Impact of radiation from primordial black holes on the 21-cm angular-power spectrum in the dark ages

TL;DR

This paper examines how radiation from primordial black holes influences the 21-cm angular-power spectrum during the dark ages, revealing that PBHs can significantly alter the spectrum and offering prospects for future observational constraints.

Contribution

It introduces a detailed analysis of PBH radiation effects on the 21-cm spectrum across different mass ranges and explores potential observational constraints from lunar-based radio telescopes.

Findings

PBH radiation decreases the 21-cm angular-power spectrum amplitude during dark ages.

The impact varies with PBH mass and abundance, affecting ionization and temperature.

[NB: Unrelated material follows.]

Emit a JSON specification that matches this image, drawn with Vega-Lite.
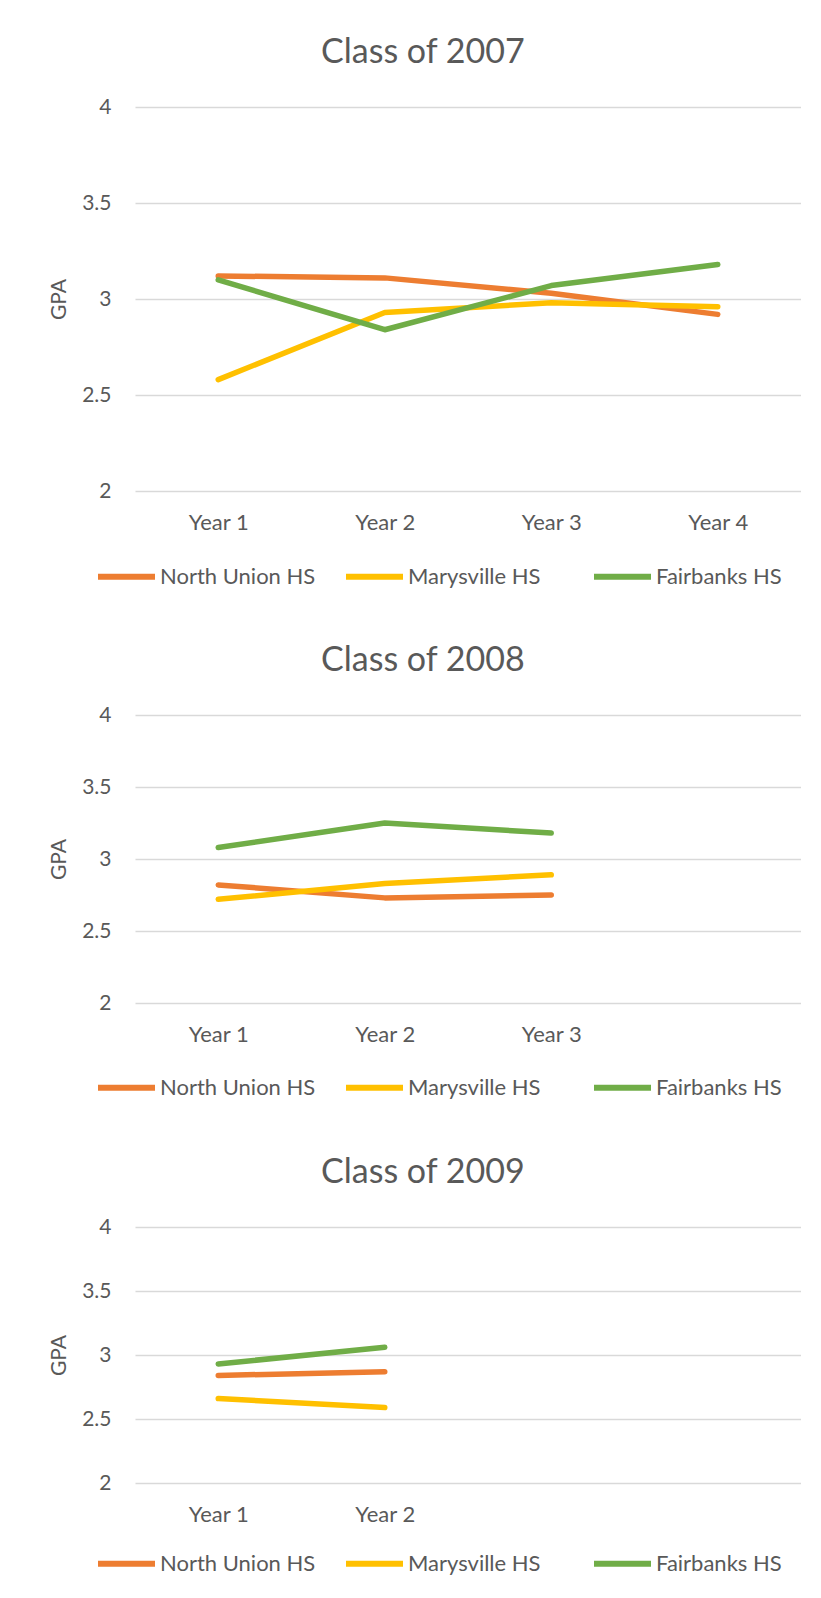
{
  "$schema": "https://vega.github.io/schema/vega-lite/v6.json",
  "description": "GPA by year for three high schools, one panel per graduating class",
  "padding": {"left": 48, "top": 36, "right": 0, "bottom": 0},
  "background": "white",
  "data": {
    "values": [
      {"cls": "Class of 2007", "year": "Year 1", "school": "North Union HS", "gpa": 3.12},
      {"cls": "Class of 2007", "year": "Year 2", "school": "North Union HS", "gpa": 3.11},
      {"cls": "Class of 2007", "year": "Year 3", "school": "North Union HS", "gpa": 3.03},
      {"cls": "Class of 2007", "year": "Year 4", "school": "North Union HS", "gpa": 2.92},
      {"cls": "Class of 2007", "year": "Year 1", "school": "Marysville HS", "gpa": 2.58},
      {"cls": "Class of 2007", "year": "Year 2", "school": "Marysville HS", "gpa": 2.93},
      {"cls": "Class of 2007", "year": "Year 3", "school": "Marysville HS", "gpa": 2.98},
      {"cls": "Class of 2007", "year": "Year 4", "school": "Marysville HS", "gpa": 2.96},
      {"cls": "Class of 2007", "year": "Year 1", "school": "Fairbanks HS", "gpa": 3.10},
      {"cls": "Class of 2007", "year": "Year 2", "school": "Fairbanks HS", "gpa": 2.84},
      {"cls": "Class of 2007", "year": "Year 3", "school": "Fairbanks HS", "gpa": 3.07},
      {"cls": "Class of 2007", "year": "Year 4", "school": "Fairbanks HS", "gpa": 3.18},
      {"cls": "Class of 2008", "year": "Year 1", "school": "North Union HS", "gpa": 2.82},
      {"cls": "Class of 2008", "year": "Year 2", "school": "North Union HS", "gpa": 2.73},
      {"cls": "Class of 2008", "year": "Year 3", "school": "North Union HS", "gpa": 2.75},
      {"cls": "Class of 2008", "year": "Year 1", "school": "Marysville HS", "gpa": 2.72},
      {"cls": "Class of 2008", "year": "Year 2", "school": "Marysville HS", "gpa": 2.83},
      {"cls": "Class of 2008", "year": "Year 3", "school": "Marysville HS", "gpa": 2.89},
      {"cls": "Class of 2008", "year": "Year 1", "school": "Fairbanks HS", "gpa": 3.08},
      {"cls": "Class of 2008", "year": "Year 2", "school": "Fairbanks HS", "gpa": 3.25},
      {"cls": "Class of 2008", "year": "Year 3", "school": "Fairbanks HS", "gpa": 3.18},
      {"cls": "Class of 2009", "year": "Year 1", "school": "North Union HS", "gpa": 2.84},
      {"cls": "Class of 2009", "year": "Year 2", "school": "North Union HS", "gpa": 2.87},
      {"cls": "Class of 2009", "year": "Year 1", "school": "Marysville HS", "gpa": 2.66},
      {"cls": "Class of 2009", "year": "Year 2", "school": "Marysville HS", "gpa": 2.59},
      {"cls": "Class of 2009", "year": "Year 1", "school": "Fairbanks HS", "gpa": 2.93},
      {"cls": "Class of 2009", "year": "Year 2", "school": "Fairbanks HS", "gpa": 3.06}
    ]
  },
  "bounds": "flush",
  "spacing": 224,
  "vconcat": [
    {
      "title": {"text": "Class of 2007"},
      "width": 666,
      "height": 384,
      "transform": [{"filter": "datum.cls === 'Class of 2007'"}],
      "mark": {"type": "line", "strokeWidth": 5.5, "strokeCap": "round", "strokeJoin": "round"},
      "encoding": {
        "x": {"field": "year", "type": "nominal", "title": null, "sort": null,
              "scale": {"domain": ["Year 1", "Year 2", "Year 3", "Year 4"]},
              "axis": {"labelExpr": "datum.value"}},
        "y": {"field": "gpa", "type": "quantitative", "title": "GPA",
              "scale": {"domain": [2, 4], "nice": false, "zero": false},
              "axis": {"values": [2, 2.5, 3, 3.5, 4], "format": "~g"}},
        "color": {"field": "school", "type": "nominal", "title": null,
                  "scale": {"domain": ["North Union HS", "Marysville HS", "Fairbanks HS"], "range": ["#ED7D31", "#FFC000", "#70AD47"]},
                  "legend": {"legendX": -40, "legendY": 438}}
      }
    },
    {
      "title": {"text": "Class of 2008"},
      "width": 666,
      "height": 288,
      "transform": [{"filter": "datum.cls === 'Class of 2008'"}],
      "mark": {"type": "line", "strokeWidth": 5.5, "strokeCap": "round", "strokeJoin": "round"},
      "encoding": {
        "x": {"field": "year", "type": "nominal", "title": null, "sort": null,
              "scale": {"domain": ["Year 1", "Year 2", "Year 3", "Year 4"]},
              "axis": {"labelExpr": "datum.value === 'Year 4' ? '' : datum.value"}},
        "y": {"field": "gpa", "type": "quantitative", "title": "GPA",
              "scale": {"domain": [2, 4], "nice": false, "zero": false},
              "axis": {"values": [2, 2.5, 3, 3.5, 4], "format": "~g"}},
        "color": {"field": "school", "type": "nominal", "title": null,
                  "scale": {"domain": ["North Union HS", "Marysville HS", "Fairbanks HS"], "range": ["#ED7D31", "#FFC000", "#70AD47"]},
                  "legend": {"legendX": -40, "legendY": 341}}
      }
    },
    {
      "title": {"text": "Class of 2009"},
      "width": 666,
      "height": 256,
      "transform": [{"filter": "datum.cls === 'Class of 2009'"}],
      "mark": {"type": "line", "strokeWidth": 5.5, "strokeCap": "round", "strokeJoin": "round"},
      "encoding": {
        "x": {"field": "year", "type": "nominal", "title": null, "sort": null,
              "scale": {"domain": ["Year 1", "Year 2", "Year 3", "Year 4"]},
              "axis": {"labelExpr": "datum.value === 'Year 1' || datum.value === 'Year 2' ? datum.value : ''"}},
        "y": {"field": "gpa", "type": "quantitative", "title": "GPA",
              "scale": {"domain": [2, 4], "nice": false, "zero": false},
              "axis": {"values": [2, 2.5, 3, 3.5, 4], "format": "~g"}},
        "color": {"field": "school", "type": "nominal", "title": null,
                  "scale": {"domain": ["North Union HS", "Marysville HS", "Fairbanks HS"], "range": ["#ED7D31", "#FFC000", "#70AD47"]},
                  "legend": {"legendX": -40, "legendY": 305}}
      }
    }
  ],
  "resolve": {"scale": {"color": "independent", "x": "independent", "y": "independent"}, "legend": {"color": "independent"}},
  "config": {
    "font": "Lato",
    "view": {"stroke": null},
    "title": {"fontSize": 34, "fontWeight": "normal", "color": "#595959", "anchor": "middle", "frame": "bounds", "offset": 26, "dx": -2},
    "axis": {"labelFont": "Lato", "titleFont": "Lato", "labelColor": "#595959", "titleColor": "#595959",
             "ticks": false, "tickSize": 0, "domain": false, "gridColor": "#d9d9d9", "gridWidth": 1.3},
    "axisX": {"grid": false, "labelAngle": 0, "labelFontSize": 22, "labelPadding": 21},
    "axisY": {"labelFontSize": 21, "labelPadding": 24,
              "titleFontSize": 21, "titleFontWeight": "normal", "titlePadding": 12},
    "legend": {"orient": "none", "direction": "horizontal", "columns": 3, "gridAlign": "all",
               "symbolType": "stroke", "symbolSize": 3249, "symbolStrokeWidth": 6,
               "labelFont": "Lato", "labelFontSize": 22, "labelColor": "#595959", "labelOffset": 2,
               "columnPadding": 18, "padding": 0, "labelLimit": 300}
  }
}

Future lunar radio telescopes could constrain PBH dark matter fraction.

Abstract

We investigate the impact of radiation from primordial black holes (PBHs), in the mass range of $10^{15} \lesssim M_{\rm PBH} \lesssim 10^{17}~\rm g$ and $10^{2} \lesssim M_{\rm PBH} \lesssim 10^{4}~M_{\odot}$, on the 21-cm angular-power spectrum in the dark ages. PBHs in the former mass range effect the 21-cm angular-power spectrum through the evaporation known as Hawking radiation, while the radiation from the accretion process in the latter mass range. In the dark ages, radiation from PBHs can increase the ionization fraction and temperature of the intergalactic medium, change the global 21-cm differential brightness temperature and then effect the 21-cm angular-power spectrum. Taking into account the effects of PBHs, we find that in the dark ages, $30 \lesssim z \lesssim 100$, the amplitude of the 21-cm angular-power spectrum is decreased depending on the mass and mass fraction of PBHs. We also investigate the potential constraints on the mass fraction of PBHs in the form of dark matter for the future radio telescope in lunar obit or on the farside surface of the Moon.